SiC being silicon carbide has all of a band gap, dielectric breakdown electric field strength, a saturated drift velocity, and heat conductivity relatively greater than those of silicon (Si). Thus, SiC power devices allow for significant reduction in a loss of power and for size reduction, and the SiC power devices can achieve energy conservation upon conversion of power supply and electric power, thereby attracting attention for enhanced performance of electric vehicles, enhanced functionality of solar cell systems, or the like to achieve a low-carbon society.
To manufacture the SiC power device, a SiC epitaxial layer being an active region of the device needs to be epitaxially grown on a SiC bulk substrate by a thermal chemical vapor deposition (CVD) or the like in advance. The active region herein is a cross-sectional region including a growth direction axis in which a doping density in crystals and a film thickness are precisely controlled according to desired device specifications. The SiC bulk substrate including the SiC epitaxial layer formed thereon is referred to as a silicon carbide (SiC) epitaxial wafer.

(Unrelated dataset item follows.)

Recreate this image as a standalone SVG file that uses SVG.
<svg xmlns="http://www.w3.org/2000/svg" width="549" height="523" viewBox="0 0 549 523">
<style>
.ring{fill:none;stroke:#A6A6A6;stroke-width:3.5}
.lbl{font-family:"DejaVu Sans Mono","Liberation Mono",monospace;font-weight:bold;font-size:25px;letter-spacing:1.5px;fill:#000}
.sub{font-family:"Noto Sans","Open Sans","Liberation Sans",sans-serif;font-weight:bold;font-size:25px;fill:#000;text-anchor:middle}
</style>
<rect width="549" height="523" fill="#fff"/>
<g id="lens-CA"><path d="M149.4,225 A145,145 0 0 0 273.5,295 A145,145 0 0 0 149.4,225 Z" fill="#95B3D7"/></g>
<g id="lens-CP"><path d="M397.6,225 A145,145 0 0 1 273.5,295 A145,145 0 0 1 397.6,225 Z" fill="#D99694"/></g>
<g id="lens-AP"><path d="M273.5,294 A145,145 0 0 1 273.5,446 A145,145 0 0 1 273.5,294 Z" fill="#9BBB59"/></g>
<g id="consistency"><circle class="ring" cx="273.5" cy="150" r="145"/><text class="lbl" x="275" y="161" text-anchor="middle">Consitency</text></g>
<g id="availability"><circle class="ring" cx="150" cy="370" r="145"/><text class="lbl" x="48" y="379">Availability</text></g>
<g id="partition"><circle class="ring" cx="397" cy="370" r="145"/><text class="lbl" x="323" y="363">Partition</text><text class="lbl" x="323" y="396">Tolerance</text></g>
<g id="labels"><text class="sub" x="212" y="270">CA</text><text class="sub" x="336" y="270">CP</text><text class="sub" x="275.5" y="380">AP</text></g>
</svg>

The SiC power device is required to have high voltage specifications of, for example, several hundreds of V to several tens of kV, so that a film thickness of the SiC epitaxial layer needs to be thickly formed to be several μm to several hundreds of μm. Defects occurring on a surface of the SiC epitaxial layer being the active region degrade characteristics of the device, so that it is desired to reduce a defect density of the SiC epitaxial layer more than that of the SiC bulk substrate.

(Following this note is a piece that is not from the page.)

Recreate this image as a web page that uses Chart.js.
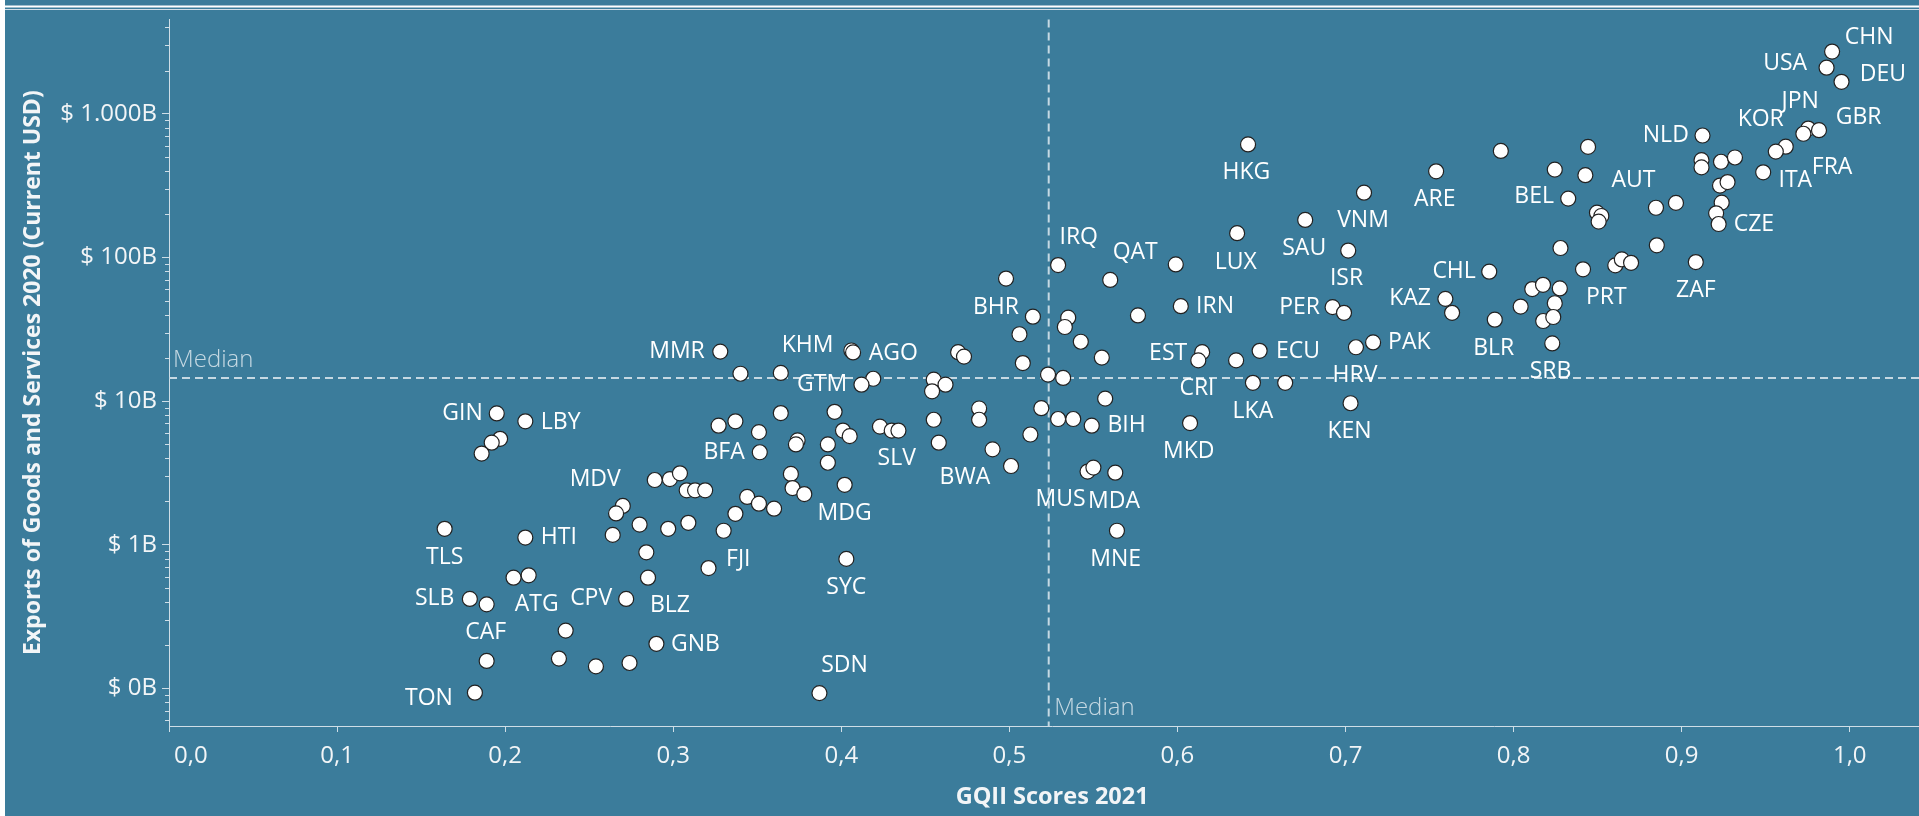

For the epitaxial growth of the SiC, a step-flow epitaxy in which the SiC bulk substrate having an off-angle of more than 0° is grown by the thermal CVD is typically performed. Surface defects, such as an abrasive scratch and fine irregularities, on the surface of the SiC bulk substrate are easily transferred to the SiC epitaxial layer. To suppress the transfer of the surface defects on the SiC bulk substrate, lowering a growth temperature in an early stage of the SiC epitaxial growth to slow down a growth speed is effective. However, the SiC epitaxial layer needed to have the thick film is preferably grown at a high temperature to speed up the growth speed for improving throughput in manufacturing the SiC epitaxial wafer.

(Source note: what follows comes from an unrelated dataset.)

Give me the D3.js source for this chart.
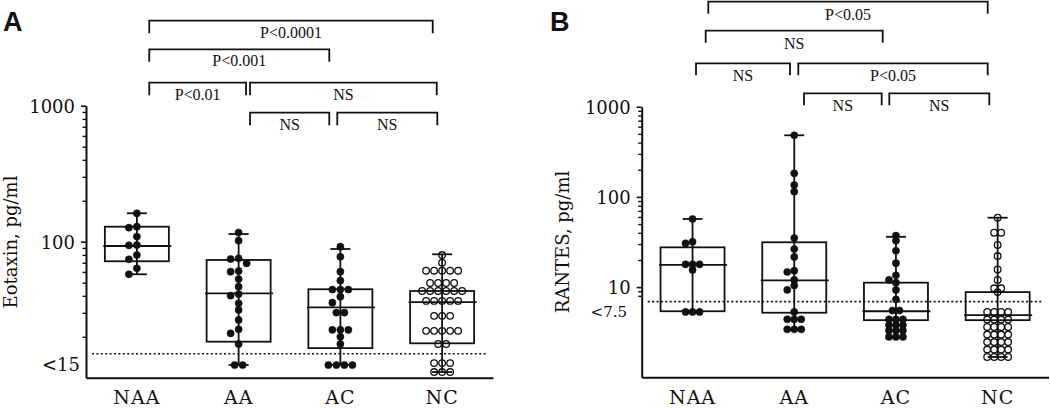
<!DOCTYPE html>
<html><head><meta charset="utf-8">
<script src="https://cdn.jsdelivr.net/npm/d3@7"></script>
<style>body{margin:0;background:#fff}svg{display:block}</style>
</head><body><svg id="chart" width="1050" height="409"></svg>
<script>
// ---------------- DATA ----------------
const categories = ['NAA', 'AA', 'AC', 'NC'];

// Panel A: Eotaxin, pg/ml (individual subjects)
const eotaxinNAA = [161.8, 129, 126.8, 109, 94.6, 94, 79.8, 74.2, 63.7, 57.6];
const eotaxinAA  = [116.9, 101.7, 75.5, 74.6, 69.4, 60.9, 60.2, 53.2, 46.7, 41.2, 40.1, 35.2, 31.5, 26.6, 22.7, 21.2, 17.7, 12.4, 12.4];
const eotaxinAC  = [91.9, 77.5, 60.2, 51.7, 44.5, 44.5, 44.5, 39.4, 35.6, 30.1, 30.1, 22.5, 22.5, 22.5, 20.0, 17.7, 12.4, 12.4, 12.4, 12.4];
const eotaxinNC  = [79.8, 70.1, 61.2, 61.2, 61.2, 61.2, 61.2, 49.7, 49.7, 49.7, 49.7,
                    43.4, 43.4, 43.4, 43.4, 43.4, 43.4, 36.7, 36.7, 36.7, 36.7, 36.7,
                    28.5, 28.5, 28.5, 22.1, 22.1, 22.1, 22.1, 22.1, 17.7, 17.7,
                    12.8, 12.8, 12.8, 11.0, 11.0, 11.0];
// box plots: min, Q1, median, Q3, max per category
const eotaxinMin = [57.6, 12.4, 12.4, 11.0];
const eotaxinQ1  = [71.8, 18.4, 16.5, 17.9];
const eotaxinMed = [93.0, 41.7, 32.9, 36.0];
const eotaxinQ3  = [128.9, 73.4, 44.7, 43.4];
const eotaxinMax = [161.8, 113.9, 88.4, 80.8];

// Panel B: RANTES, pg/ml
const rantesNAA = [56.9, 31.8, 30.6, 17.9, 17.9, 17.9, 15.5, 5.3, 5.3, 5.3];
const rantesAA  = [482, 182.7, 135.5, 114.3, 35.0, 26.4, 21.6, 15.2, 14.7, 12.0, 10.4, 9.3, 5.3, 4.4, 4.4, 4.4, 3.4, 3.4, 3.4];
const rantesAC  = [37.2, 32.7, 25.3, 18.4, 13.5, 12.0, 11.2, 9.3, 7.3, 5.5, 5.5,
                   4.4, 4.4, 4.4, 3.8, 3.8, 3.8, 3.3, 3.3, 3.3, 2.8, 2.8, 2.8];
const rantesNC  = [58.8, 40.1, 40.1, 29.3, 22.1, 15.7, 12.0, 9.7, 9.7, 8.8,
                   5.3, 5.3, 5.3, 5.3, 4.37, 4.37, 4.37, 4.37, 3.61, 3.61, 3.61, 3.61,
                   2.98, 2.98, 2.98, 2.98, 2.46, 2.46, 2.46, 2.46, 2.03, 2.03, 2.03, 2.03,
                   1.68, 1.68, 1.68, 1.68];
const rantesMin = [5.3, 3.4, 2.8, 1.68];
const rantesQ1  = [5.4, 5.2, 4.3, 4.3];
const rantesMed = [17.6, 11.9, 5.4, 4.9];
const rantesQ3  = [27.6, 31.4, 11.2, 8.8];
const rantesMax = [56.9, 482, 36.1, 58.8];

// axis ticks / labels
const eotaxinTicks = [100, 1000];
const eotaxinMinor = [20, 30, 40, 50, 60, 70, 80, 90, 200, 300, 400, 500, 600, 700, 800, 900];
const rantesTicks = [10, 100, 1000];
const rantesMinor = [8, 9, 20, 30, 40, 50, 60, 70, 80, 90, 200, 300, 400, 500, 600, 700, 800, 900];
const eotaxinLimitLabel = '<15';
const rantesLimitLabel = '<7.5';
const eotaxinLimit = 15;       // dotted detection line
const rantesLimit = 6.9;
const eotaxinLimitValue = 12.4; // where the "<15" values sit
const rantesLimitValue = 5.3;

// significance brackets: [from, to, label, row]
const eotaxinBrackets = [
  ['NAA', 'NC', 'P<0.0001', 0],
  ['NAA', 'AC', 'P<0.001', 1],
  ['NAA', 'AA', 'P<0.01', 2],
  ['AA', 'NC', 'NS', 2],
  ['AA', 'AC', 'NS', 3],
  ['AC', 'NC', 'NS', 3]
];
const rantesBrackets = [
  ['NAA', 'NC', 'P<0.05', 0],
  ['NAA', 'AC', 'NS', 1],
  ['NAA', 'AA', 'NS', 2],
  ['AA', 'NC', 'P<0.05', 2],
  ['AA', 'AC', 'NS', 3],
  ['AC', 'NC', 'NS', 3]
];

// ---------------- LAYOUT ----------------
const svg = d3.select('#chart');
const SERIF = 'DejaVu Serif, serif';
const BSERIF = 'Liberation Serif, serif';

function layoutPoints(values, y, step, minDist) {
  const groups = d3.groups(values, v => v).sort((a, b) => b[0] - a[0]);
  const placed = [];
  for (const [v, arr] of groups) {
    const n = arr.length, py = y(v);
    const base = d3.range(n).map(i => (i - (n - 1) / 2) * step);
    let chosen = base;
    for (let k = 0; k < 14; k++) {
      const s = (k === 0 ? 0 : (k % 2 ? -1 : 1) * Math.ceil(k / 2)) * step;
      const xs = base.map(b => b + s);
      const ok = xs.every(px => placed.every(p => Math.hypot(p.dx - px, p.y - py) >= minDist));
      if (ok) { chosen = xs; break; }
    }
    chosen.forEach(px => placed.push({ v, dx: px, y: py }));
  }
  return placed;
}

function drawPanel(cfg) {
  const g = svg.append('g');
  const x = d3.scaleBand().domain(categories).range([cfg.x0, cfg.x1]);
  const cx = c => x(c) + x.bandwidth() / 2;
  const y = d3.scaleLog().domain(cfg.domain).range([cfg.yBottom, cfg.yTop]);

  // y axis (major)
  const ya = g.append('g').attr('transform', `translate(${cfg.x0},0)`)
    .call(d3.axisLeft(y).tickValues(cfg.ticks).tickFormat(d3.format('d')).tickSize(5).tickSizeOuter(0).tickPadding(6));
  ya.select('.domain').attr('stroke', '#111').attr('stroke-width', 2);
  ya.selectAll('.tick line').attr('stroke', '#111').attr('stroke-width', 1.6);
  ya.selectAll('.tick text').attr('font-family', SERIF).attr('font-size', 18).attr('fill', '#111').attr('dy', '0.36em');
  // minor ticks
  const ym = g.append('g').attr('transform', `translate(${cfg.x0},0)`)
    .call(d3.axisLeft(y).tickValues(cfg.minor).tickFormat('').tickSize(3.5));
  ym.select('.domain').remove();
  ym.selectAll('.tick line').attr('stroke', '#111').attr('stroke-width', 1.4);

  // limit label
  g.append('text').attr('x', cfg.limitLabelX).attr('y', y(cfg.limitValue)).attr('dy', '0.36em')
    .attr('text-anchor', 'end').attr('font-family', SERIF).attr('font-size', cfg.limitFont)
    .attr('fill', '#111').text(cfg.limitLabel);

  // x axis
  const xa = g.append('g').attr('transform', `translate(0,${cfg.yBottom})`)
    .call(d3.axisBottom(x).tickSize(0).tickSizeOuter(0));
  xa.select('.domain').attr('stroke', '#111').attr('stroke-width', 2);
  xa.selectAll('.tick text').attr('font-family', SERIF).attr('font-size', 19)
    .attr('letter-spacing', 1).attr('fill', '#111').attr('y', 26.5).attr('dy', null);

  // y title
  g.append('text').attr('transform', `translate(${cfg.titleX},${cfg.titleY}) rotate(-90)`)
    .attr('text-anchor', 'middle').attr('font-family', SERIF).attr('font-size', 18)
    .attr('fill', '#111').text(cfg.title);

  // dotted detection line
  g.append('line').attr('x1', cfg.x0 + 6).attr('x2', cfg.x1 - 7)
    .attr('y1', y(cfg.limit)).attr('y2', y(cfg.limit))
    .attr('stroke', '#111').attr('stroke-width', 1.6).attr('stroke-dasharray', '2,2.4');

  // boxes
  const bw = 64, cap = 20;
  categories.forEach((c, i) => {
    const xc = cx(c);
    const bg = g.append('g').attr('stroke', '#111').attr('fill', 'none').attr('stroke-width', 1.8);
    bg.append('line').attr('x1', xc).attr('x2', xc).attr('y1', y(cfg.min[i])).attr('y2', y(cfg.max[i]));
    bg.append('line').attr('x1', xc - cap / 2).attr('x2', xc + cap / 2).attr('y1', y(cfg.max[i])).attr('y2', y(cfg.max[i]));
    bg.append('line').attr('x1', xc - cap / 2).attr('x2', xc + cap / 2).attr('y1', y(cfg.min[i])).attr('y2', y(cfg.min[i]));
    bg.append('rect').attr('x', xc - bw / 2).attr('width', bw)
      .attr('y', y(cfg.q3[i])).attr('height', y(cfg.q1[i]) - y(cfg.q3[i]));
    bg.append('line').attr('x1', xc - bw / 2 - 1.5).attr('x2', xc + bw / 2 + 2.5)
      .attr('y1', y(cfg.med[i])).attr('y2', y(cfg.med[i]));

    // points
    const pts = layoutPoints(cfg.series[i], y, cfg.step, cfg.minDist);
    const open = c === 'NC';
    g.append('g').selectAll('circle').data(pts).join('circle')
      .attr('cx', d => xc + d.dx).attr('cy', d => d.y)
      .attr('r', open ? 3.3 : 3.6)
      .attr('fill', open ? 'none' : '#111')
      .attr('stroke', '#111').attr('stroke-width', open ? 1.3 : 0.5);
  });

  // brackets
  cfg.brackets.forEach((b, k) => {
    const [from, to, label, row] = b;
    const [nl, nr] = cfg.bracketNudge[k];
    const xl = cx(from) + nl, xr = cx(to) + nr;
    const yl = cfg.rowY[row];
    g.append('path')
      .attr('d', `M${xl},${yl + cfg.leg}V${yl}H${xr}V${yl + cfg.leg}`)
      .attr('fill', 'none').attr('stroke', '#111').attr('stroke-width', 1.8);
    g.append('text').attr('x', (xl + xr) / 2).attr('y', yl + cfg.textDy)
      .attr('text-anchor', 'middle').attr('font-family', BSERIF).attr('font-size', 16)
      .attr('fill', '#111').text(label);
  });

  // panel letter
  svg.append('text').attr('x', cfg.letterX).attr('y', cfg.letterY)
    .attr('font-family', 'Liberation Sans, Arial, sans-serif').attr('font-weight', 'bold')
    .attr('font-size', 27).attr('fill', '#111').text(cfg.letter);
}

drawPanel({
  letter: 'A', letterX: 3, letterY: 31,
  x0: 86, x1: 493, yTop: 105.7, yBottom: 377.7, domain: [10, 1000],
  ticks: eotaxinTicks, minor: eotaxinMinor,
  limit: eotaxinLimit, limitValue: eotaxinLimitValue, limitLabel: eotaxinLimitLabel, limitLabelX: 80, limitFont: 18,
  title: 'Eotaxin, pg/ml', titleX: 17, titleY: 242,
  series: [eotaxinNAA, eotaxinAA, eotaxinAC, eotaxinNC],
  min: eotaxinMin, q1: eotaxinQ1, med: eotaxinMed, q3: eotaxinQ3, max: eotaxinMax,
  step: 8, minDist: 6,
  brackets: eotaxinBrackets,
  bracketNudge: [[12.4, -9.4], [12.4, -11.1], [12.4, 7.4], [11.4, -5.4], [11.4, -11.1], [-3.1, -4.8]],
  rowY: [20.7, 49.3, 82.7, 112.7], leg: 12.5, textDy: 16.8
});

drawPanel({
  letter: 'B', letterX: 550, letterY: 30.5,
  x0: 641.7, x1: 1048.5, yTop: 106.7, yBottom: 377.3, domain: [1, 1000],
  ticks: rantesTicks, minor: rantesMinor,
  limit: rantesLimit, limitValue: rantesLimitValue, limitLabel: rantesLimitLabel, limitLabelX: 627, limitFont: 15,
  title: 'RANTES, pg/ml', titleX: 569, titleY: 242,
  series: [rantesNAA, rantesAA, rantesAC, rantesNC],
  min: rantesMin, q1: rantesQ1, med: rantesMed, q3: rantesQ3, max: rantesMax,
  step: 7, minDist: 5,
  brackets: rantesBrackets,
  bracketNudge: [[15.75, -9.95], [13.15, -13.25], [3.45, -4.25], [4.05, -9.95], [9.75, -14.25], [-6.65, -8.35]],
  rowY: [1.7, 30.7, 63.3, 93.3], leg: 12, textDy: 17.8
});
</script>
</body></html>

Thus, a method for manufacturing a SiC epitaxial wafer by performing a first epitaxial growth at a temperature of lower than 1500° C. and then performing a second epitaxial growth at a temperature of 1500° C. or higher has been developed (for example, see Patent Document 1). The conventional method lowers the growth temperature for the purpose of suppressing a transfer of surface defects from a SiC bulk substrate in the first epitaxial growth, and increases the growth temperature for the purpose of performing the second epitaxial growth at high speed on the SiC epitaxial layer formed by the first epitaxial growth.